Short exercise:
Write out each line exactly as given. Leave the pictures out of your copy.
'''
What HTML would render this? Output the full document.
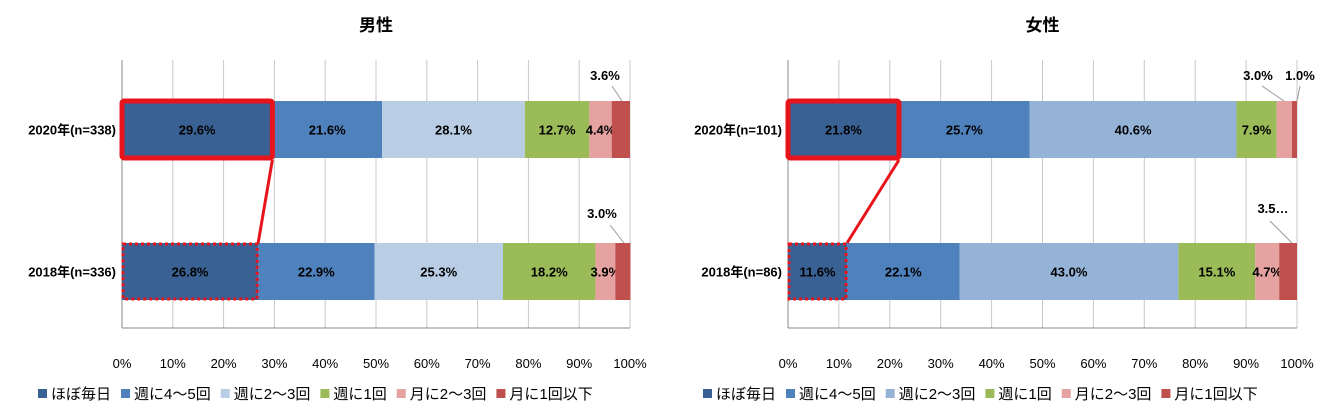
<!DOCTYPE html>
<html><head><meta charset="utf-8"><style>
body{margin:0;background:#fff;}
svg{display:block;font-family:"Liberation Sans","Noto Sans CJK JP",sans-serif;}
</style></head><body>
<svg id="c" width="1326" height="411"></svg>
<script>
const categories=["ほぼ毎日","週に4～5回","週に2～3回","週に1回","月に2～3回","月に1回以下"];
const rows=["2020年(n=338)","2018年(n=336)"];
const rowsF=["2020年(n=101)","2018年(n=86)"];
const male2020=[29.6,21.6,28.1,12.7,4.4,3.6];
const male2018=[26.8,22.9,25.3,18.2,3.9,3.0];
const female2020=[21.8,25.7,40.6,7.9,3.0,1.0];
const female2018=[11.6,22.1,43.0,15.1,4.7,3.5];
const ticks=["0%","10%","20%","30%","40%","50%","60%","70%","80%","90%","100%"];
const NS="http://www.w3.org/2000/svg";
const svg=document.getElementById('c');
function mk(t,a,p){const e=document.createElementNS(NS,t);for(const k in a)e.setAttribute(k,a[k]);(p||svg).appendChild(e);return e;}
function chart(cfg){
  const g=mk('g',{});
  
  
  const x=v=>cfg.x0+(cfg.x1-cfg.x0)*v/100;
  const top=60,bottom=328,rowY=[101,243],bh=57;
  const t=mk('text',{x:(cfg.x0+cfg.x1)/2,y:31,'text-anchor':'middle','font-size':17,'font-weight':'bold'},g);t.textContent=cfg.title;
  
  ticks.forEach((tk,i)=>{const xv=x(i*10);
    const l=mk('line',{x1:xv,x2:xv,y1:top,y2:bottom,stroke:i==0?'#888':'#c8c8c8','stroke-width':1},g);
    
    const tt=mk('text',{x:xv,y:368,'text-anchor':'middle','font-size':13},g);tt.textContent=tk;
    });
  mk('line',{x1:cfg.x0,x2:cfg.x1,y1:bottom,y2:bottom,stroke:'#888'},g);
  [cfg.d2020,cfg.d2018].forEach((d,ri)=>{let acc=0;const y=rowY[ri];
    const rl=mk('text',{x:cfg.x0-6,y:y+bh/2+5,'text-anchor':'end','font-size':13,'font-weight':'bold'},g);rl.textContent=cfg.rows[ri];
    
    d.forEach((v,i)=>{const r=mk('rect',{x:x(acc),y:y,width:x(acc+v)-x(acc),height:bh,fill:cfg.colors[i]},g);
      
      if(v>=3.8){const tx=mk('text',{x:x(acc+v/2),y:y+bh/2+5,'text-anchor':'middle','font-size':13,'font-weight':'bold'},g);tx.textContent=v.toFixed(1)+'%';
        }
      acc+=v;});
  });
  // highlights
  const a=cfg.d2020[0],b=cfg.d2018[0];
  const hs=mk('rect',{x:cfg.x0,y:rowY[0],width:x(a)-cfg.x0,height:bh,fill:'none',stroke:'#e8141c','stroke-width':5,rx:2},g);
  
  const hd=mk('rect',{x:cfg.x0+1,y:rowY[1]+1,width:x(b)-cfg.x0-2,height:bh-2,fill:'none',stroke:'#e8141c','stroke-width':3,'stroke-dasharray':'3,3'},g);
  
  const cl=mk('line',{x1:x(a),y1:rowY[0]+bh+2,x2:x(b),y2:rowY[1],stroke:'#e8141c','stroke-width':3},g);
  
  cfg.callouts.forEach(c=>{mk('line',{x1:c.lx,y1:c.ly,x2:c.px,y2:c.py,stroke:'#999'},g);
    const ct=mk('text',{x:c.tx,y:c.ty,'text-anchor':'middle','font-size':13,'font-weight':'bold'},g);ct.textContent=c.t;
    });
  // legend
  let lx=cfg.legX;
  categories.forEach((c,i)=>{const r=mk('rect',{x:lx,y:389,width:9,height:9,fill:cfg.colors[i]},g);
    
    const tx=mk('text',{x:lx+13,y:399,'font-size':15},g);tx.textContent=c;
    
    lx+=13+tx.getComputedTextLength()+10;});
}
chart({name:'male-chart',title:'男性',x0:122,x1:630,d2020:male2020,d2018:male2018,rows:rows,legX:38,
 colors:['#3a6193','#4f81bd','#b9cde5','#9bbb59','#e6a1a1','#c0504d'],
 callouts:[{t:'3.6%',tx:605,ty:80,lx:612,ly:86,px:622,py:101},{t:'3.0%',tx:602,ty:218,lx:610,ly:225,px:624,py:243}]});
chart({name:'female-chart',title:'女性',x0:788,x1:1297,d2020:female2020,d2018:female2018,rows:rowsF,legX:703,
 colors:['#3a6193','#4f81bd','#95b3d7','#9bbb59','#e6a1a1','#c0504d'],
 callouts:[{t:'3.0%',tx:1258,ty:80,lx:1262,ly:86,px:1284,py:101},{t:'1.0%',tx:1300,ty:80,lx:1300,ly:86,px:1297,py:101},{t:'3.5…',tx:1273,ty:213,lx:1270,ly:221,px:1292,py:243}]});
</script>
</body></html>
'''
Written response:
What HTML would render this? Output the full document.
<!DOCTYPE html>
<html><head><meta charset="utf-8"><style>
body{margin:0;background:#fff;}
svg{display:block;font-family:"Liberation Sans","Noto Sans CJK JP",sans-serif;}
</style></head><body>
<svg id="c" width="1326" height="411"></svg>
<script>
const categories=["ほぼ毎日","週に4～5回","週に2～3回","週に1回","月に2～3回","月に1回以下"];
const rows=["2020年(n=338)","2018年(n=336)"];
const rowsF=["2020年(n=101)","2018年(n=86)"];
const male2020=[29.6,21.6,28.1,12.7,4.4,3.6];
const male2018=[26.8,22.9,25.3,18.2,3.9,3.0];
const female2020=[21.8,25.7,40.6,7.9,3.0,1.0];
const female2018=[11.6,22.1,43.0,15.1,4.7,3.5];
const ticks=["0%","10%","20%","30%","40%","50%","60%","70%","80%","90%","100%"];
const NS="http://www.w3.org/2000/svg";
const svg=document.getElementById('c');
function mk(t,a,p){const e=document.createElementNS(NS,t);for(const k in a)e.setAttribute(k,a[k]);(p||svg).appendChild(e);return e;}
function chart(cfg){
  const g=mk('g',{});
  
  
  const x=v=>cfg.x0+(cfg.x1-cfg.x0)*v/100;
  const top=60,bottom=328,rowY=[101,243],bh=57;
  const t=mk('text',{x:(cfg.x0+cfg.x1)/2,y:31,'text-anchor':'middle','font-size':17,'font-weight':'bold'},g);t.textContent=cfg.title;
  
  ticks.forEach((tk,i)=>{const xv=x(i*10);
    const l=mk('line',{x1:xv,x2:xv,y1:top,y2:bottom,stroke:i==0?'#888':'#c8c8c8','stroke-width':1},g);
    
    const tt=mk('text',{x:xv,y:368,'text-anchor':'middle','font-size':13},g);tt.textContent=tk;
    });
  mk('line',{x1:cfg.x0,x2:cfg.x1,y1:bottom,y2:bottom,stroke:'#888'},g);
  [cfg.d2020,cfg.d2018].forEach((d,ri)=>{let acc=0;const y=rowY[ri];
    const rl=mk('text',{x:cfg.x0-6,y:y+bh/2+5,'text-anchor':'end','font-size':13,'font-weight':'bold'},g);rl.textContent=cfg.rows[ri];
    
    d.forEach((v,i)=>{const r=mk('rect',{x:x(acc),y:y,width:x(acc+v)-x(acc),height:bh,fill:cfg.colors[i]},g);
      
      if(v>=3.8){const tx=mk('text',{x:x(acc+v/2),y:y+bh/2+5,'text-anchor':'middle','font-size':13,'font-weight':'bold'},g);tx.textContent=v.toFixed(1)+'%';
        }
      acc+=v;});
  });
  // highlights
  const a=cfg.d2020[0],b=cfg.d2018[0];
  const hs=mk('rect',{x:cfg.x0,y:rowY[0],width:x(a)-cfg.x0,height:bh,fill:'none',stroke:'#e8141c','stroke-width':5,rx:2},g);
  
  const hd=mk('rect',{x:cfg.x0+1,y:rowY[1]+1,width:x(b)-cfg.x0-2,height:bh-2,fill:'none',stroke:'#e8141c','stroke-width':3,'stroke-dasharray':'3,3'},g);
  
  const cl=mk('line',{x1:x(a),y1:rowY[0]+bh+2,x2:x(b),y2:rowY[1],stroke:'#e8141c','stroke-width':3},g);
  
  cfg.callouts.forEach(c=>{mk('line',{x1:c.lx,y1:c.ly,x2:c.px,y2:c.py,stroke:'#999'},g);
    const ct=mk('text',{x:c.tx,y:c.ty,'text-anchor':'middle','font-size':13,'font-weight':'bold'},g);ct.textContent=c.t;
    });
  // legend
  let lx=cfg.legX;
  categories.forEach((c,i)=>{const r=mk('rect',{x:lx,y:389,width:9,height:9,fill:cfg.colors[i]},g);
    
    const tx=mk('text',{x:lx+13,y:399,'font-size':15},g);tx.textContent=c;
    
    lx+=13+tx.getComputedTextLength()+10;});
}
chart({name:'male-chart',title:'男性',x0:122,x1:630,d2020:male2020,d2018:male2018,rows:rows,legX:38,
 colors:['#3a6193','#4f81bd','#b9cde5','#9bbb59','#e6a1a1','#c0504d'],
 callouts:[{t:'3.6%',tx:605,ty:80,lx:612,ly:86,px:622,py:101},{t:'3.0%',tx:602,ty:218,lx:610,ly:225,px:624,py:243}]});
chart({name:'female-chart',title:'女性',x0:788,x1:1297,d2020:female2020,d2018:female2018,rows:rowsF,legX:703,
 colors:['#3a6193','#4f81bd','#95b3d7','#9bbb59','#e6a1a1','#c0504d'],
 callouts:[{t:'3.0%',tx:1258,ty:80,lx:1262,ly:86,px:1284,py:101},{t:'1.0%',tx:1300,ty:80,lx:1300,ly:86,px:1297,py:101},{t:'3.5…',tx:1273,ty:213,lx:1270,ly:221,px:1292,py:243}]});
</script>
</body></html>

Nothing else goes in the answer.